Home

Hoge Raad, 28-01-2022, ECLI:NL:HR:2022:99, 21/02937

Hoge Raad, 28-01-2022, ECLI:NL:HR:2022:99, 21/02937

Gegevens

Instantie
Hoge Raad
Datum uitspraak
28 januari 2022
Datum publicatie
28 januari 2022
ECLI
ECLI:NL:HR:2022:99
Formele relaties
Zaaknummer
21/02937

Inhoudsindicatie

HR verklaart het beroep in cassatie n-o.

Uitspraak

HOGE RAAD DER NEDERLANDEN

BELASTINGKAMER

Nummer 21/02937

Datum 28 januari 2022

ARREST

in de zaak van

[X] te [Z] (hierna: belanghebbende),

vertegenwoordigd door R. Zilver,

tegen

de STAATSSECRETARIS VAN FINANCIËN

op het beroep in cassatie tegen de uitspraak van de Rechtbank Gelderland van 1 juni 2021, nrs. AWB 20/2544 tot en met AWB 20/25481, op het verzet van belanghebbende.

1 Beoordeling van de ontvankelijkheid van het beroep in cassatie

Het via het webportaal van de Hoge Raad ontvangen beroepschrift in cassatie bevat, hoewel artikel 6:5, lid 1, letter d, Awb dit vereist, niet de gronden van het beroep.

De griffier van de Hoge Raad heeft op 22 juli 2021 in het digitale dossier van belanghebbende een bericht geplaatst waarbij belanghebbende in de gelegenheid wordt gesteld dat verzuim binnen zes weken na die datum te herstellen. Die termijn eindigde op 2 september 2021. Van de plaatsing van het hiervoor vermelde bericht in het digitale dossier van belanghebbende is eveneens op 22 juli 2021 een notificatie verzonden naar het door de gemachtigde van belanghebbende voor dit doel opgegeven e-mailadres. Op grond hiervan neemt de Hoge Raad aan dat belanghebbende dit bericht heeft ontvangen, en wel, gelet op artikel 8:36c, lid 2, Awb, op 22 juli 2021.

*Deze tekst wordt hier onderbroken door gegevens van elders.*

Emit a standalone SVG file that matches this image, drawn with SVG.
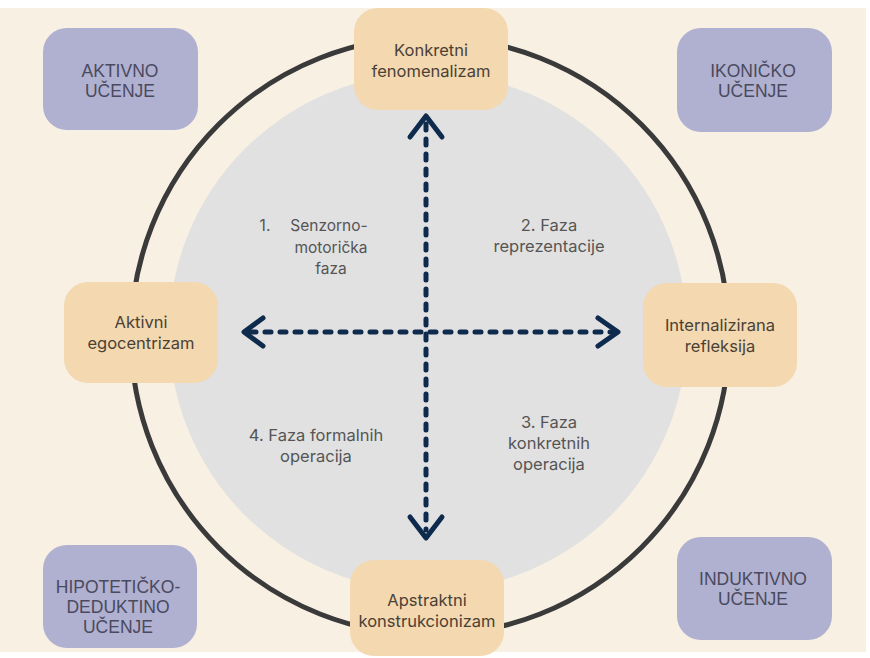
<svg xmlns="http://www.w3.org/2000/svg" width="870" height="658" viewBox="0 0 870 658">
<style>
.tan{fill:#F3D8B0}
.pur{fill:#B0B0D0}
.tt{font-family:Inter,"Liberation Sans",sans-serif;font-size:16.5px;fill:#4A4136;text-anchor:middle}
.pt{font-family:"Liberation Sans",Arial,sans-serif;font-size:17.5px;fill:#4A4A5E;text-anchor:middle}
.st{font-family:Inter,"Liberation Sans",sans-serif;font-size:16.5px;fill:#555555;text-anchor:middle}
.dash{fill:none;stroke:#0E2A4C;stroke-width:5;stroke-linecap:round;stroke-dasharray:6 9}
.head{fill:none;stroke:#0E2A4C;stroke-width:5;stroke-linecap:round;stroke-linejoin:round}
</style>
<rect x="0" y="0" width="870" height="658" fill="#FFFFFF"/>
<rect x="0" y="8" width="866" height="644" fill="#F7F0E3"/>
<circle cx="430" cy="336" r="299" fill="none" stroke="#3A3A3A" stroke-width="5"/>
<circle cx="428" cy="332" r="259" fill="#E1E1E1"/>

<g id="connectors">
<line class="dash" x1="426" y1="124" x2="426" y2="530"/>
<line class="dash" x1="250" y1="332" x2="612" y2="332"/>
<polyline class="head" points="410,137 426,116 442,137"/>
<polyline class="head" points="410,517 426,538 442,517"/>
<polyline class="head" points="263,318 244,332 263,346"/>
<polyline class="head" points="598,318 618,332 598,346"/>
</g>

<g id="stage1">
<text class="st" x="265" y="231" style="font-size:15.5px">1.</text>
<text class="st" x="329" y="231" style="font-size:15.5px">Senzorno-</text>
<text class="st" x="331" y="253" style="font-size:15.5px">motorička</text>
<text class="st" x="331" y="274" style="font-size:15.5px">faza</text>
</g>
<g id="stage2">
<text class="st" x="549" y="231">2. Faza</text>
<text class="st" x="549" y="252">reprezentacije</text>
</g>
<g id="stage3">
<text class="st" x="549" y="428">3. Faza</text>
<text class="st" x="549" y="449">konkretnih</text>
<text class="st" x="549" y="470">operacija</text>
</g>
<g id="stage4">
<text class="st" x="316" y="441">4. Faza formalnih</text>
<text class="st" x="316" y="462">operacija</text>
</g>

<g id="n-konkretni">
<rect class="tan" x="354" y="8" width="154" height="102" rx="24"/>
<text class="tt" x="431" y="56">Konkretni</text>
<text class="tt" x="431" y="77">fenomenalizam</text>
</g>
<g id="n-aktivni">
<rect class="tan" x="64" y="282" width="154" height="101" rx="24"/>
<text class="tt" x="141" y="328">Aktivni</text>
<text class="tt" x="141" y="349">egocentrizam</text>
</g>
<g id="n-internalizirana">
<rect class="tan" x="643" y="283" width="154" height="104" rx="24"/>
<text class="tt" x="720" y="331">Internalizirana</text>
<text class="tt" x="720" y="352">refleksija</text>
</g>
<g id="n-apstraktni">
<rect class="tan" x="350" y="560" width="154" height="96" rx="24"/>
<text class="tt" x="427" y="606">Apstraktni</text>
<text class="tt" x="427" y="627">konstrukcionizam</text>
</g>

<g id="n-aktivno-ucenje">
<rect class="pur" x="43" y="28" width="155" height="102" rx="24"/>
<text class="pt" x="120" y="77">AKTIVNO</text>
<text class="pt" x="120" y="97">UČENJE</text>
</g>
<g id="n-ikonicko">
<rect class="pur" x="677" y="28" width="155" height="104" rx="24"/>
<text class="pt" x="753" y="77">IKONIČKO</text>
<text class="pt" x="753" y="97">UČENJE</text>
</g>
<g id="n-induktivno">
<rect class="pur" x="677" y="537" width="155" height="103" rx="24"/>
<text class="pt" x="753" y="585">INDUKTIVNO</text>
<text class="pt" x="753" y="605">UČENJE</text>
</g>
<g id="n-hipoteticko">
<rect class="pur" x="43" y="545" width="154" height="103" rx="24"/>
<text class="pt" x="118" y="593">HIPOTETIČKO-</text>
<text class="pt" x="118" y="613">DEDUKTINO</text>
<text class="pt" x="118" y="633">UČENJE</text>
</g>
</svg>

Belanghebbende heeft het hiervoor bedoelde verzuim niet hersteld. Daarom zal de Hoge Raad met toepassing van artikel 6:6 Awb het beroep in cassatie niet-ontvankelijk verklaren.

2 Proceskosten

De Hoge Raad ziet geen aanleiding voor een veroordeling in de proceskosten.

3 Beslissing

De Hoge Raad verklaart het beroep in cassatie niet-ontvankelijk.

Dit arrest is gewezen door de vice-president R.J. Koopman als voorzitter, en de raadsheren A.F.M.Q. Beukers-van Dooren en M.T. Boerlage, in tegenwoordigheid van de waarnemend griffier F. Treuren, en in het openbaar uitgesproken op 28 januari 2022.